╭─ SUPPLIED DATA

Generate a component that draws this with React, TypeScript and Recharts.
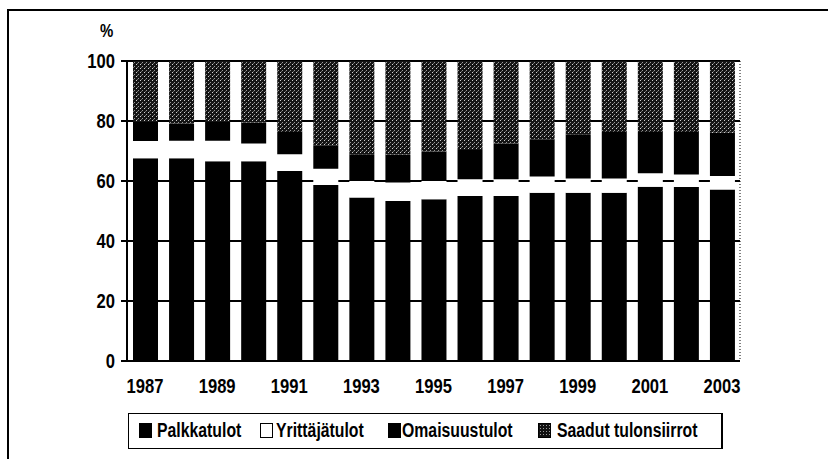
import { BarChart, Bar, XAxis, YAxis, CartesianGrid } from "recharts"

const years = [
  "1987", "1988", "1989", "1990", "1991", "1992", "1993", "1994", "1995",
  "1996", "1997", "1998", "1999", "2000", "2001", "2002", "2003",
]
const palkkatulot = [67.6, 67.6, 66.6, 66.6, 63.3, 58.7, 54.5, 53.3, 53.9, 55.0, 55.0, 56.1, 56.1, 56.1, 58.1, 58.0, 57.2]
const yrittajatulot = [5.7, 5.8, 6.8, 5.9, 5.6, 5.4, 5.5, 6.2, 6.1, 5.6, 5.6, 5.4, 4.7, 4.7, 4.5, 4.2, 4.5]
const omaisuustulot = [6.4, 5.8, 6.3, 7.0, 7.4, 7.8, 8.9, 9.3, 9.8, 9.7, 11.9, 12.4, 14.8, 15.5, 13.7, 14.1, 14.4]
const tulonsiirrot = [20.3, 20.8, 20.3, 20.5, 23.7, 28.1, 31.1, 31.2, 30.3, 29.7, 27.5, 26.1, 24.4, 23.7, 23.7, 23.7, 23.9]
const yTicks = [0, 20, 40, 60, 80, 100]
const boundaryTicks = [0, 1, 2, 3, 4, 5, 6, 7, 8, 9, 10, 11, 12, 13, 14, 15, 16, 17]

const data = years.map((year, i) => ({
  year,
  pos: i + 0.5,
  palkka: palkkatulot[i],
  yrittaja: yrittajatulot[i],
  omaisuus: omaisuustulot[i],
  siirrot: tulonsiirrot[i],
}))

const FONT = "'Liberation Sans', Arial, sans-serif"
const TICK_SQUEEZE = 0.83
const LEGEND_SQUEEZE = 0.79

const speckleBg =
  "radial-gradient(#9a9a9a 0.6px, transparent 0.9px) 0 0 / 3px 3px, #111"

const legendItems = [
  { label: "Palkkatulot", left: 10, textLeft: 28, fill: "#000" },
  { label: "Yrittäjätulot", left: 131, textLeft: 147, fill: "#fff" },
  { label: "Omaisuustulot", left: 259, textLeft: 273, fill: "#000" },
  { label: "Saadut tulonsiirrot", left: 409, textLeft: 428, fill: speckleBg },
]

function XTick({ x, y, payload }: any) {
  return (
    <g transform={`translate(${x},${y})`}>
      <text
        transform={`scale(${TICK_SQUEEZE},1)`}
        textAnchor="middle"
        y={24}
        fill="#000"
        fontFamily={FONT}
        fontWeight="bold"
        fontSize={20}
      >
        {payload.value}
      </text>
    </g>
  )
}

function YTick({ x, y, payload }: any) {
  return (
    <g transform={`translate(${x},${y})`}>
      <text
        transform={`scale(${TICK_SQUEEZE},1)`}
        textAnchor="end"
        y={7}
        fill="#000"
        fontFamily={FONT}
        fontWeight="bold"
        fontSize={20}
      >
        {payload.value}
      </text>
    </g>
  )
}

function LegendBox() {
  return (
    <div
      style={{
        position: "absolute",
        left: 128,
        top: 413,
        width: 595,
        height: 36,
        boxSizing: "border-box",
        border: "1px solid #000",
        borderRightWidth: 2,
        fontFamily: FONT,
        fontWeight: "bold",
        fontSize: 20,
        color: "#000",
      }}
    >
      {legendItems.map((item) => (
        <div key={item.label}>
          <span
            style={{
              position: "absolute",
              left: item.left,
              top: 9,
              width: 13,
              height: 15,
              boxSizing: "border-box",
              border: "1.5px solid #000",
              background: item.fill,
            }}
          />
          <span
            style={{
              position: "absolute",
              left: item.textLeft,
              top: 5,
              lineHeight: "23px",
              whiteSpace: "nowrap",
              transform: `scaleX(${LEGEND_SQUEEZE})`,
              transformOrigin: "left center",
            }}
          >
            {item.label}
          </span>
        </div>
      ))}
    </div>
  )
}

export default function App() {
  return (
    <div
      style={{
        position: "absolute",
        left: 0,
        top: 0,
        width: 828,
        height: 459,
        background: "#fff",
        overflow: "hidden",
      }}
    >
      <div
        style={{
          position: "absolute",
          left: 7,
          top: 9,
          width: 830,
          height: 460,
          borderTop: "2px solid #000",
          borderLeft: "2px solid #000",
        }}
      />
      <div
        style={{
          position: "absolute",
          left: 100,
          top: 21,
          fontFamily: FONT,
          fontWeight: "bold",
          fontSize: 18,
          transform: `scaleX(${TICK_SQUEEZE})`,
          transformOrigin: "left center",
        }}
      >
        %
      </div>
      <BarChart
        width={828}
        height={459}
        data={data}
        margin={{ top: 61, right: 87, bottom: 0, left: 0 }}
        barSize={25}
        style={{ position: "absolute", left: 0, top: 0 }}
      >
        <defs>
          <pattern id="speckle" width="4" height="4" patternUnits="userSpaceOnUse">
            <rect width="4" height="4" fill="#141414" />
            <rect x="0" y="0" width="1" height="1" fill="#d0d0d0" />
            <rect x="2" y="2" width="1" height="1" fill="#9a9a9a" />
            <rect x="1" y="3" width="1" height="1" fill="#6a6a6a" />
          </pattern>
        </defs>
        <CartesianGrid vertical={false} stroke="#000" strokeWidth={2} />
        <XAxis
          xAxisId="edges"
          type="number"
          dataKey="pos"
          domain={[0, 17]}
          ticks={boundaryTicks}
          tickSize={4}
          tickLine={{ stroke: "#000" }}
          axisLine={false}
          tick={false}
          height={0}
        />
        <XAxis
          dataKey="year"
          interval={1}
          tickLine={false}
          axisLine={{ stroke: "#000", strokeWidth: 2 }}
          tick={<XTick />}
          height={98}
        />
        <YAxis
          domain={[0, 100]}
          ticks={yTicks}
          width={127}
          tickSize={6}
          tickMargin={6}
          tickLine={{ stroke: "#000", strokeWidth: 2 }}
          axisLine={{ stroke: "#000", strokeWidth: 2 }}
          tick={<YTick />}
          allowDataOverflow
        />
        <YAxis
          yAxisId="right"
          orientation="right"
          domain={[0, 100]}
          width={1}
          tick={false}
          tickLine={false}
          axisLine={{ stroke: "#000", strokeDasharray: "1 2" }}
        />
        <Bar dataKey="palkka" name="Palkkatulot" stackId="a" fill="#000" isAnimationActive={false} />
        <Bar dataKey="yrittaja" name="Yrittäjätulot" stackId="a" fill="#fff" isAnimationActive={false} />
        <Bar dataKey="omaisuus" name="Omaisuustulot" stackId="a" fill="#000" isAnimationActive={false} />
        <Bar dataKey="siirrot" name="Saadut tulonsiirrot" stackId="a" fill="url(#speckle)" isAnimationActive={false} />
      </BarChart>
      <LegendBox />
    </div>
  )
}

╰─

WHAT IS BEING ASKED:
Print each line of the material above exactly, with the pictures removed from your copy.

EXERCISE RESPONSE:
Generate a component that draws this with React, TypeScript and Recharts.
import { BarChart, Bar, XAxis, YAxis, CartesianGrid } from "recharts"

const years = [
  "1987", "1988", "1989", "1990", "1991", "1992", "1993", "1994", "1995",
  "1996", "1997", "1998", "1999", "2000", "2001", "2002", "2003",
]
const palkkatulot = [67.6, 67.6, 66.6, 66.6, 63.3, 58.7, 54.5, 53.3, 53.9, 55.0, 55.0, 56.1, 56.1, 56.1, 58.1, 58.0, 57.2]
const yrittajatulot = [5.7, 5.8, 6.8, 5.9, 5.6, 5.4, 5.5, 6.2, 6.1, 5.6, 5.6, 5.4, 4.7, 4.7, 4.5, 4.2, 4.5]
const omaisuustulot = [6.4, 5.8, 6.3, 7.0, 7.4, 7.8, 8.9, 9.3, 9.8, 9.7, 11.9, 12.4, 14.8, 15.5, 13.7, 14.1, 14.4]
const tulonsiirrot = [20.3, 20.8, 20.3, 20.5, 23.7, 28.1, 31.1, 31.2, 30.3, 29.7, 27.5, 26.1, 24.4, 23.7, 23.7, 23.7, 23.9]
const yTicks = [0, 20, 40, 60, 80, 100]
const boundaryTicks = [0, 1, 2, 3, 4, 5, 6, 7, 8, 9, 10, 11, 12, 13, 14, 15, 16, 17]

const data = years.map((year, i) => ({
  year,
  pos: i + 0.5,
  palkka: palkkatulot[i],
  yrittaja: yrittajatulot[i],
  omaisuus: omaisuustulot[i],
  siirrot: tulonsiirrot[i],
}))

const FONT = "'Liberation Sans', Arial, sans-serif"
const TICK_SQUEEZE = 0.83
const LEGEND_SQUEEZE = 0.79

const speckleBg =
  "radial-gradient(#9a9a9a 0.6px, transparent 0.9px) 0 0 / 3px 3px, #111"

const legendItems = [
  { label: "Palkkatulot", left: 10, textLeft: 28, fill: "#000" },
  { label: "Yrittäjätulot", left: 131, textLeft: 147, fill: "#fff" },
  { label: "Omaisuustulot", left: 259, textLeft: 273, fill: "#000" },
  { label: "Saadut tulonsiirrot", left: 409, textLeft: 428, fill: speckleBg },
]

function XTick({ x, y, payload }: any) {
  return (
    <g transform={`translate(${x},${y})`}>
      <text
        transform={`scale(${TICK_SQUEEZE},1)`}
        textAnchor="middle"
        y={24}
        fill="#000"
        fontFamily={FONT}
        fontWeight="bold"
        fontSize={20}
      >
        {payload.value}
      </text>
    </g>
  )
}

function YTick({ x, y, payload }: any) {
  return (
    <g transform={`translate(${x},${y})`}>
      <text
        transform={`scale(${TICK_SQUEEZE},1)`}
        textAnchor="end"
        y={7}
        fill="#000"
        fontFamily={FONT}
        fontWeight="bold"
        fontSize={20}
      >
        {payload.value}
      </text>
    </g>
  )
}

function LegendBox() {
  return (
    <div
      style={{
        position: "absolute",
        left: 128,
        top: 413,
        width: 595,
        height: 36,
        boxSizing: "border-box",
        border: "1px solid #000",
        borderRightWidth: 2,
        fontFamily: FONT,
        fontWeight: "bold",
        fontSize: 20,
        color: "#000",
      }}
    >
      {legendItems.map((item) => (
        <div key={item.label}>
          <span
            style={{
              position: "absolute",
              left: item.left,
              top: 9,
              width: 13,
              height: 15,
              boxSizing: "border-box",
              border: "1.5px solid #000",
              background: item.fill,
            }}
          />
          <span
            style={{
              position: "absolute",
              left: item.textLeft,
              top: 5,
              lineHeight: "23px",
              whiteSpace: "nowrap",
              transform: `scaleX(${LEGEND_SQUEEZE})`,
              transformOrigin: "left center",
            }}
          >
            {item.label}
          </span>
        </div>
      ))}
    </div>
  )
}

export default function App() {
  return (
    <div
      style={{
        position: "absolute",
        left: 0,
        top: 0,
        width: 828,
        height: 459,
        background: "#fff",
        overflow: "hidden",
      }}
    >
      <div
        style={{
          position: "absolute",
          left: 7,
          top: 9,
          width: 830,
          height: 460,
          borderTop: "2px solid #000",
          borderLeft: "2px solid #000",
        }}
      />
      <div
        style={{
          position: "absolute",
          left: 100,
          top: 21,
          fontFamily: FONT,
          fontWeight: "bold",
          fontSize: 18,
          transform: `scaleX(${TICK_SQUEEZE})`,
          transformOrigin: "left center",
        }}
      >
        %
      </div>
      <BarChart
        width={828}
        height={459}
        data={data}
        margin={{ top: 61, right: 87, bottom: 0, left: 0 }}
        barSize={25}
        style={{ position: "absolute", left: 0, top: 0 }}
      >
        <defs>
          <pattern id="speckle" width="4" height="4" patternUnits="userSpaceOnUse">
            <rect width="4" height="4" fill="#141414" />
            <rect x="0" y="0" width="1" height="1" fill="#d0d0d0" />
            <rect x="2" y="2" width="1" height="1" fill="#9a9a9a" />
            <rect x="1" y="3" width="1" height="1" fill="#6a6a6a" />
          </pattern>
        </defs>
        <CartesianGrid vertical={false} stroke="#000" strokeWidth={2} />
        <XAxis
          xAxisId="edges"
          type="number"
          dataKey="pos"
          domain={[0, 17]}
          ticks={boundaryTicks}
          tickSize={4}
          tickLine={{ stroke: "#000" }}
          axisLine={false}
          tick={false}
          height={0}
        />
        <XAxis
          dataKey="year"
          interval={1}
          tickLine={false}
          axisLine={{ stroke: "#000", strokeWidth: 2 }}
          tick={<XTick />}
          height={98}
        />
        <YAxis
          domain={[0, 100]}
          ticks={yTicks}
          width={127}
          tickSize={6}
          tickMargin={6}
          tickLine={{ stroke: "#000", strokeWidth: 2 }}
          axisLine={{ stroke: "#000", strokeWidth: 2 }}
          tick={<YTick />}
          allowDataOverflow
        />
        <YAxis
          yAxisId="right"
          orientation="right"
          domain={[0, 100]}
          width={1}
          tick={false}
          tickLine={false}
          axisLine={{ stroke: "#000", strokeDasharray: "1 2" }}
        />
        <Bar dataKey="palkka" name="Palkkatulot" stackId="a" fill="#000" isAnimationActive={false} />
        <Bar dataKey="yrittaja" name="Yrittäjätulot" stackId="a" fill="#fff" isAnimationActive={false} />
        <Bar dataKey="omaisuus" name="Omaisuustulot" stackId="a" fill="#000" isAnimationActive={false} />
        <Bar dataKey="siirrot" name="Saadut tulonsiirrot" stackId="a" fill="url(#speckle)" isAnimationActive={false} />
      </BarChart>
      <LegendBox />
    </div>
  )
}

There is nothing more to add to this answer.